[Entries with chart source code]
-=-=-=-=-
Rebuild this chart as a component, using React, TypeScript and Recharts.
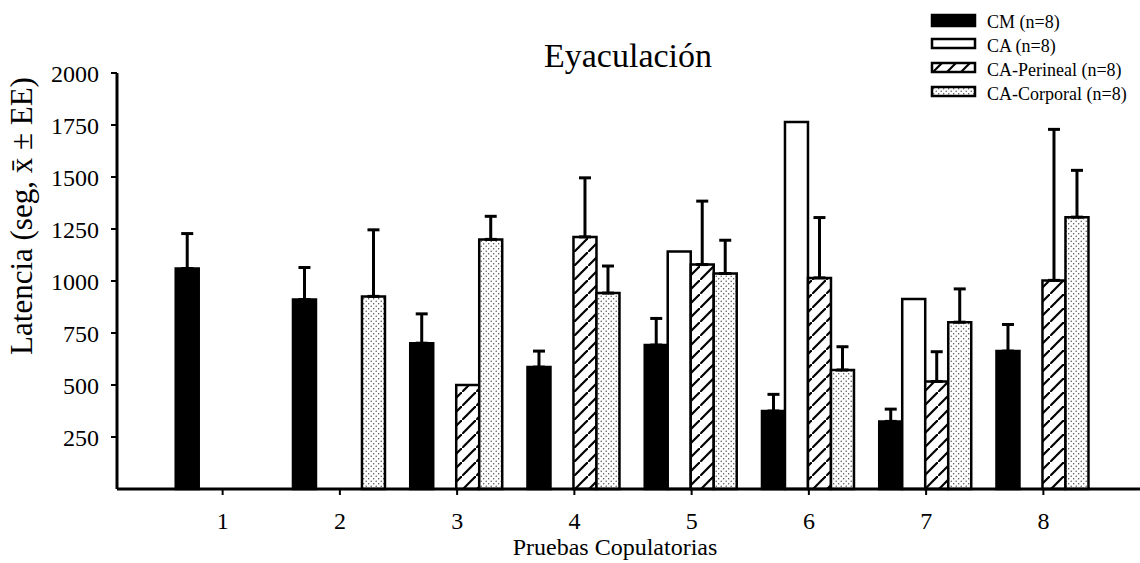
import { Bar, BarChart, ErrorBar, Legend, XAxis, YAxis } from 'recharts';

// Pruebas copulatorias 1..8, latency to ejaculation (s), mean and SE
const categories = ['1', '2', '3', '4', '5', '6', '7', '8'];
const cmMean = [1060, 911, 701, 586, 692, 375, 325, 663];
const cmErr = [168, 154, 141, 77, 128, 80, 59, 128];
const caMean = [null, null, null, null, 1142, 1765, 913, null];
const perinealMean = [null, null, 500, 1212, 1079, 1015, 517, 1003];
const perinealErr = [null, null, null, 284, 305, 290, 143, 726];
const corporalMean = [null, 926, 1200, 942, 1036, 572, 802, 1307];
const corporalErr = [null, 320, 111, 130, 160, 112, 160, 225];
const yTicks = [250, 500, 750, 1000, 1250, 1500, 1750, 2000];

const FONT = "'Liberation Serif', 'Times New Roman', serif";

// only the upper half of the SE is drawn
const upper = (e: number | null) => (e == null ? null : [0, e]);

const data = categories.map((prueba, i) => ({
  prueba,
  cm: cmMean[i],
  cmErr: upper(cmErr[i]),
  ca: caMean[i],
  perineal: perinealMean[i],
  perinealErr: upper(perinealErr[i]),
  corporal: corporalMean[i],
  corporalErr: upper(corporalErr[i]),
}));

const SERIES = [
  { key: 'cm', err: 'cmErr', name: 'CM (n=8)', fill: '#000' },
  { key: 'ca', err: null, name: 'CA (n=8)', fill: '#fff' },
  { key: 'perineal', err: 'perinealErr', name: 'CA-Perineal (n=8)', fill: 'url(#hatch)' },
  { key: 'corporal', err: 'corporalErr', name: 'CA-Corporal (n=8)', fill: 'url(#dots)' },
];

function LegendBox() {
  return (
    <svg width={210} height={100} style={{ fontFamily: FONT }}>
      {SERIES.map((s, i) => (
        <g key={s.key} transform={`translate(0, ${i * 24})`}>
          <rect x={2} y={2} width={43} height={i === 0 ? 11 : 9} fill={s.fill} stroke="#000" strokeWidth={2.5} />
          <text x={57} y={15} fontSize={18} fill="#000">
            {s.name}
          </text>
        </g>
      ))}
    </svg>
  );
}

export default function App() {
  return (
    <div style={{ position: 'absolute', left: 0, top: 0, width: 1140, height: 563, background: '#fff' }}>
      <BarChart
        width={1140}
        height={563}
        data={data}
        margin={{ top: 73, right: 0, bottom: 0, left: 0 }}
        barCategoryGap="10%"
        barGap={0}
        style={{ fontFamily: FONT }}
      >
        <XAxis
          dataKey="prueba"
          height={74}
          padding={{ left: 47, right: 38 }}
          axisLine={{ stroke: '#000', strokeWidth: 3 }}
          tickLine={{ stroke: '#000', strokeWidth: 2 }}
          tickSize={6}
          tickMargin={17}
          tick={{ fill: '#000', fontSize: 24, fontFamily: FONT }}
        />
        <YAxis
          width={117}
          domain={[0, 2000]}
          ticks={yTicks}
          interval={0}
          axisLine={{ stroke: '#000', strokeWidth: 3 }}
          tickLine={{ stroke: '#000', strokeWidth: 2 }}
          tickSize={6}
          tickMargin={12}
          tick={{ fill: '#000', fontSize: 24, fontFamily: FONT }}
        />
        <Legend
          layout="horizontal"
          verticalAlign="middle"
          align="center"
          wrapperStyle={{ top: 13, left: 930, width: 210, height: 100 }}
          content={() => <LegendBox />}
        />
        {SERIES.map((s) => (
          <Bar
            key={s.key}
            dataKey={s.key}
            name={s.name}
            fill={s.fill}
            stroke="#000"
            strokeWidth={2.5}
            isAnimationActive={false}
          >
            {s.err && <ErrorBar dataKey={s.err} direction="y" width={6} stroke="#000" strokeWidth={3} />}
          </Bar>
        ))}
      </BarChart>
      <svg
        width={1140}
        height={563}
        style={{ position: 'absolute', left: 0, top: 0, pointerEvents: 'none', fontFamily: FONT }}
      >
        <defs>
          <pattern id="hatch" patternUnits="userSpaceOnUse" width={14} height={14}>
            <rect width={14} height={14} fill="#fff" />
            <line x1={-2} y1={16} x2={16} y2={-2} stroke="#000" strokeWidth={2.2} />
          </pattern>
          <pattern id="dots" patternUnits="userSpaceOnUse" width={5} height={5}>
            <rect width={5} height={5} fill="#fff" />
            <circle cx={1.2} cy={1.2} r={0.7} fill="#444" />
            <circle cx={3.7} cy={3.7} r={0.7} fill="#444" />
          </pattern>
        </defs>
        <text x={628} y={67} textAnchor="middle" fontSize={34} fill="#000">
          Eyaculación
        </text>
        <text x={615} y={555} textAnchor="middle" fontSize={24} fill="#000">
          Pruebas Copulatorias
        </text>
        <text transform="translate(32, 216) rotate(-90)" textAnchor="middle" fontSize={31} fill="#000">
          Latencia (seg, x̄ ± EE)
        </text>
      </svg>
    </div>
  );
}
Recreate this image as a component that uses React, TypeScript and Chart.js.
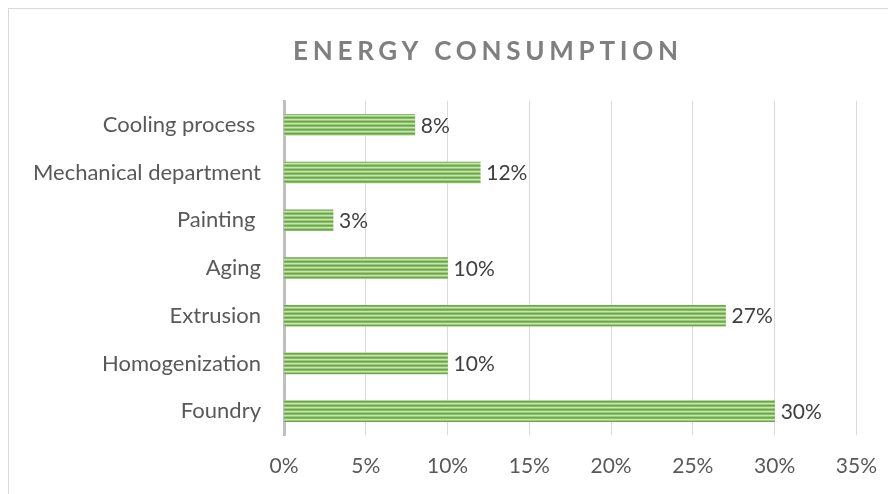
-=-=-=-=-
*Work instructions*
Give the data above again in full and unchanged, skipping the pictures.

*Written solution*
Rebuild this chart as a component, using React, TypeScript and Recharts.
import { Bar, BarChart, ErrorBar, Legend, XAxis, YAxis } from 'recharts';

// Pruebas copulatorias 1..8, latency to ejaculation (s), mean and SE
const categories = ['1', '2', '3', '4', '5', '6', '7', '8'];
const cmMean = [1060, 911, 701, 586, 692, 375, 325, 663];
const cmErr = [168, 154, 141, 77, 128, 80, 59, 128];
const caMean = [null, null, null, null, 1142, 1765, 913, null];
const perinealMean = [null, null, 500, 1212, 1079, 1015, 517, 1003];
const perinealErr = [null, null, null, 284, 305, 290, 143, 726];
const corporalMean = [null, 926, 1200, 942, 1036, 572, 802, 1307];
const corporalErr = [null, 320, 111, 130, 160, 112, 160, 225];
const yTicks = [250, 500, 750, 1000, 1250, 1500, 1750, 2000];

const FONT = "'Liberation Serif', 'Times New Roman', serif";

// only the upper half of the SE is drawn
const upper = (e: number | null) => (e == null ? null : [0, e]);

const data = categories.map((prueba, i) => ({
  prueba,
  cm: cmMean[i],
  cmErr: upper(cmErr[i]),
  ca: caMean[i],
  perineal: perinealMean[i],
  perinealErr: upper(perinealErr[i]),
  corporal: corporalMean[i],
  corporalErr: upper(corporalErr[i]),
}));

const SERIES = [
  { key: 'cm', err: 'cmErr', name: 'CM (n=8)', fill: '#000' },
  { key: 'ca', err: null, name: 'CA (n=8)', fill: '#fff' },
  { key: 'perineal', err: 'perinealErr', name: 'CA-Perineal (n=8)', fill: 'url(#hatch)' },
  { key: 'corporal', err: 'corporalErr', name: 'CA-Corporal (n=8)', fill: 'url(#dots)' },
];

function LegendBox() {
  return (
    <svg width={210} height={100} style={{ fontFamily: FONT }}>
      {SERIES.map((s, i) => (
        <g key={s.key} transform={`translate(0, ${i * 24})`}>
          <rect x={2} y={2} width={43} height={i === 0 ? 11 : 9} fill={s.fill} stroke="#000" strokeWidth={2.5} />
          <text x={57} y={15} fontSize={18} fill="#000">
            {s.name}
          </text>
        </g>
      ))}
    </svg>
  );
}

export default function App() {
  return (
    <div style={{ position: 'absolute', left: 0, top: 0, width: 1140, height: 563, background: '#fff' }}>
      <BarChart
        width={1140}
        height={563}
        data={data}
        margin={{ top: 73, right: 0, bottom: 0, left: 0 }}
        barCategoryGap="10%"
        barGap={0}
        style={{ fontFamily: FONT }}
      >
        <XAxis
          dataKey="prueba"
          height={74}
          padding={{ left: 47, right: 38 }}
          axisLine={{ stroke: '#000', strokeWidth: 3 }}
          tickLine={{ stroke: '#000', strokeWidth: 2 }}
          tickSize={6}
          tickMargin={17}
          tick={{ fill: '#000', fontSize: 24, fontFamily: FONT }}
        />
        <YAxis
          width={117}
          domain={[0, 2000]}
          ticks={yTicks}
          interval={0}
          axisLine={{ stroke: '#000', strokeWidth: 3 }}
          tickLine={{ stroke: '#000', strokeWidth: 2 }}
          tickSize={6}
          tickMargin={12}
          tick={{ fill: '#000', fontSize: 24, fontFamily: FONT }}
        />
        <Legend
          layout="horizontal"
          verticalAlign="middle"
          align="center"
          wrapperStyle={{ top: 13, left: 930, width: 210, height: 100 }}
          content={() => <LegendBox />}
        />
        {SERIES.map((s) => (
          <Bar
            key={s.key}
            dataKey={s.key}
            name={s.name}
            fill={s.fill}
            stroke="#000"
            strokeWidth={2.5}
            isAnimationActive={false}
          >
            {s.err && <ErrorBar dataKey={s.err} direction="y" width={6} stroke="#000" strokeWidth={3} />}
          </Bar>
        ))}
      </BarChart>
      <svg
        width={1140}
        height={563}
        style={{ position: 'absolute', left: 0, top: 0, pointerEvents: 'none', fontFamily: FONT }}
      >
        <defs>
          <pattern id="hatch" patternUnits="userSpaceOnUse" width={14} height={14}>
            <rect width={14} height={14} fill="#fff" />
            <line x1={-2} y1={16} x2={16} y2={-2} stroke="#000" strokeWidth={2.2} />
          </pattern>
          <pattern id="dots" patternUnits="userSpaceOnUse" width={5} height={5}>
            <rect width={5} height={5} fill="#fff" />
            <circle cx={1.2} cy={1.2} r={0.7} fill="#444" />
            <circle cx={3.7} cy={3.7} r={0.7} fill="#444" />
          </pattern>
        </defs>
        <text x={628} y={67} textAnchor="middle" fontSize={34} fill="#000">
          Eyaculación
        </text>
        <text x={615} y={555} textAnchor="middle" fontSize={24} fill="#000">
          Pruebas Copulatorias
        </text>
        <text transform="translate(32, 216) rotate(-90)" textAnchor="middle" fontSize={31} fill="#000">
          Latencia (seg, x̄ ± EE)
        </text>
      </svg>
    </div>
  );
}
Recreate this image as a component that uses React, TypeScript and Chart.js.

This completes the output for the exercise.